As the human body converts food to energy, oxygen is used to make water. Some of these oxygen molecules, however, bond with other elements to form toxic compounds. These molecules are called reactive oxygen species (ROS) and include superoxide, hydrogen peroxide, and free radicals.
ROS can damage iron-containing proteins, leading to the release of iron. Because this iron is not bound to a protein, it can freely penetrate other cells. These cells could as a result stop growing or die, a process called ferroptosis.
Certain amounts of ROS in the body are necessary for major functions like hormone synthesis and immune responses. Excess iron, however, can convert the beneficial ROS into a form that is very toxic to other cells in the body, such as those that mature into red blood cells.
When ROS accumulation damages red blood cell production in the bone marrow, red blood cells already in the circulatory system aren’t being replaced. Because red blood cells carry iron via hemoglobin, less iron is being transported throughout the body.

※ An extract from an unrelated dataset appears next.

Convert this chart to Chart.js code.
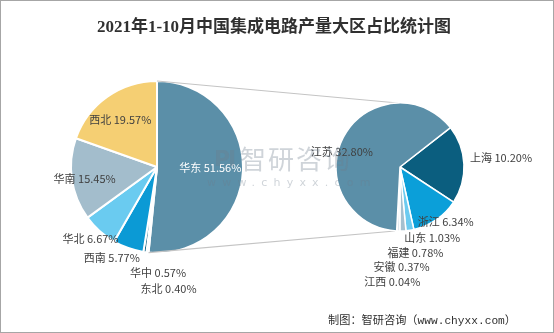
<!DOCTYPE html>
<html><head><meta charset="utf-8">
<script src="https://cdn.jsdelivr.net/npm/chart.js@4/dist/chart.umd.min.js"></script>
<style>
html,body{margin:0;padding:0;background:#fff;}
#wrap{position:relative;width:554px;height:333px;overflow:hidden;background:#fff;}
canvas{position:absolute;left:0;top:0;}
#frame{position:absolute;left:0;top:0;width:552px;height:331px;border:1px solid #a6a6a6;pointer-events:none;}
#title{position:absolute;left:0;top:12px;width:548px;text-align:center;line-height:24px;font:bold 17px "Liberation Serif","Noto Sans CJK SC";color:#303030;}
#footer{position:absolute;right:38px;top:311px;line-height:14px;font:11.2px "Liberation Mono","Noto Sans CJK SC";color:#303030;}
.wm{position:absolute;color:rgba(110,125,140,0.33);pointer-events:none;white-space:nowrap;}
</style>
</head><body>
<div id="wrap">
<canvas id="c1" width="554" height="333"></canvas>
<canvas id="c2" width="554" height="333"></canvas>
<div class="wm" style="left:214px;top:146px;font:bold 22px 'DejaVu Sans';letter-spacing:-2px;">PI</div>
<div class="wm" style="left:240px;top:144px;font:26px 'Noto Sans CJK SC';line-height:28px;letter-spacing:2px;">智研咨询</div>
<div class="wm" style="left:207px;top:176px;font:11px 'DejaVu Sans';letter-spacing:6.2px;">www.chyxx.com</div>
<div id="title">2021年1-10月中国集成电路产量大区占比统计图</div>
<div id="footer">制图：智研咨询（www.chyxx.com）</div>
<div id="frame"></div>
</div>
<script>
// ---- data ----
const leftCategories = ['华东','东北','华中','西南','华北','华南','西北'];
const leftValues = [51.56, 0.40, 0.57, 5.77, 6.67, 15.45, 19.57];
const rightCategories = ['上海','浙江','山东','福建','安徽','江西','江苏'];
const rightValues = [10.20, 6.34, 1.03, 0.78, 0.37, 0.04, 32.80];

// ---- styles ----
const leftColors = ['#5b8fa8','#a3bdcc','#0b5e7f','#0b9ad5','#6acbf0','#a3bdcc','#f5cf73'];
const rightColors = ['#0b5e7f','#0b9fd9','#6ccbf0','#a5c0cf','#dfe8ee','#f5cf73','#5b8fa8'];
// label placement: [radius factor, dx, dy]
const leftLabelPos = [[0.62,0,-2],[1.41,25,1],[1.23,16,1],[1.12,-13,0],[1.14,-1,-1],[0.85,0,1.5],[0.70,-2,2]];
const rightLabelPos = [[1.58,0,-5],[1.09,6,-3],[1.125,21,0],[1.34,11.5,0],[1.56,4,0],[1.8,-2,0],[0.9,-7,11]];
const leftLabelColors = ['#ffffff','#404040','#404040','#404040','#404040','#404040','#404040'];

function labelPlugin(cats, vals, pos, colors) {
  return {
    id: 'sliceLabels',
    afterDatasetsDraw(chart) {
      const ctx = chart.ctx;
      const meta = chart.getDatasetMeta(0);
      ctx.save();
      ctx.font = '11px "Noto Sans CJK SC", "Noto Sans", sans-serif';
      ctx.textAlign = 'center';
      ctx.textBaseline = 'middle';
      meta.data.forEach((arc, i) => {
        const p = arc.getProps(['x','y','startAngle','endAngle','outerRadius'], true);
        const mid = (p.startAngle + p.endAngle) / 2;
        const d = p.outerRadius * pos[i][0];
        const x = p.x + Math.cos(mid) * d + pos[i][1];
        const y = p.y + Math.sin(mid) * d + pos[i][2];
        ctx.fillStyle = colors ? colors[i] : '#404040';
        ctx.fillText(cats[i] + ' ' + vals[i].toFixed(2) + '%', x, y);
      });
      ctx.restore();
    }
  };
}

const baseOpts = {
  responsive: false,
  animation: false,
  events: [],
  plugins: { legend: { display: false }, tooltip: { enabled: false }, title: { display: false } }
};

const chart1 = new Chart(document.getElementById('c1'), {
  type: 'pie',
  data: { labels: leftCategories, datasets: [{ data: leftValues, backgroundColor: leftColors, borderColor: '#ffffff', borderWidth: 2 }] },
  options: Object.assign({}, baseOpts, {
    rotation: 0,
    radius: 86,
    layout: { padding: { left: 0, right: 240, top: 1, bottom: 0 } }
  }),
  plugins: [labelPlugin(leftCategories, leftValues, leftLabelPos, leftLabelColors)]
});

const connectorPlugin = {
  id: 'connectors',
  beforeDatasetsDraw(chart) {
    const a = chart1.getDatasetMeta(0).data[0].getProps(['x','y','startAngle','endAngle','outerRadius'], true);
    const b = chart.getDatasetMeta(0).data[0].getProps(['x','y','outerRadius'], true);
    const ctx = chart.ctx;
    ctx.save();
    ctx.strokeStyle = '#c4c4c4';
    ctx.lineWidth = 1.2;
    ctx.beginPath();
    ctx.moveTo(a.x + Math.cos(a.startAngle) * a.outerRadius, a.y + Math.sin(a.startAngle) * a.outerRadius);
    ctx.lineTo(b.x - 2, b.y - b.outerRadius);
    ctx.moveTo(a.x + Math.cos(a.endAngle) * a.outerRadius, a.y + Math.sin(a.endAngle) * a.outerRadius);
    ctx.lineTo(b.x - 5, b.y + b.outerRadius);
    ctx.stroke();
    ctx.restore();
  }
};

const chart2 = new Chart(document.getElementById('c2'), {
  type: 'pie',
  data: { labels: rightCategories, datasets: [{ data: rightValues, backgroundColor: rightColors, borderColor: '#ffffff', borderWidth: 1.5 }] },
  options: Object.assign({}, baseOpts, {
    rotation: 52,
    radius: 64,
    layout: { padding: { left: 246, right: 0, top: 1, bottom: 0 } }
  }),
  plugins: [connectorPlugin, labelPlugin(rightCategories, rightValues, rightLabelPos, null)]
});
</script>
</body></html>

This process could make conditions like hemolytic anemia worse (even though excess iron is what may have contributed to oxidative stress – ironic!).

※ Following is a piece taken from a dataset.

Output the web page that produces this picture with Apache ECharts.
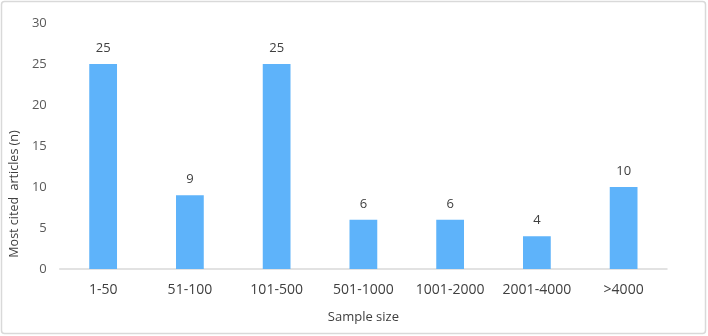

Hemolytic anemia is most often seen in patients with sickle cell disease or thalassemia but can also be seen in patients who are marathon runners, infantry soldiers, or who have mechanical heart valves. Decreasing oxidative stress through antioxidants could be good therapy for hemolytic anemia. Antioxidants capture and stabilize free radicals before they can react with other cells and cause serious damage.
Dietary phenols, chemical compounds found in plants, have antioxidant effects and are found in foods like berries, apples, kale, broccoli, and ginger. Nutritionists have been researching how phenols like curcumin (an ingredient of turmeric) and quercetin (a plant pigment) prevent cancer and inflammation in the brain.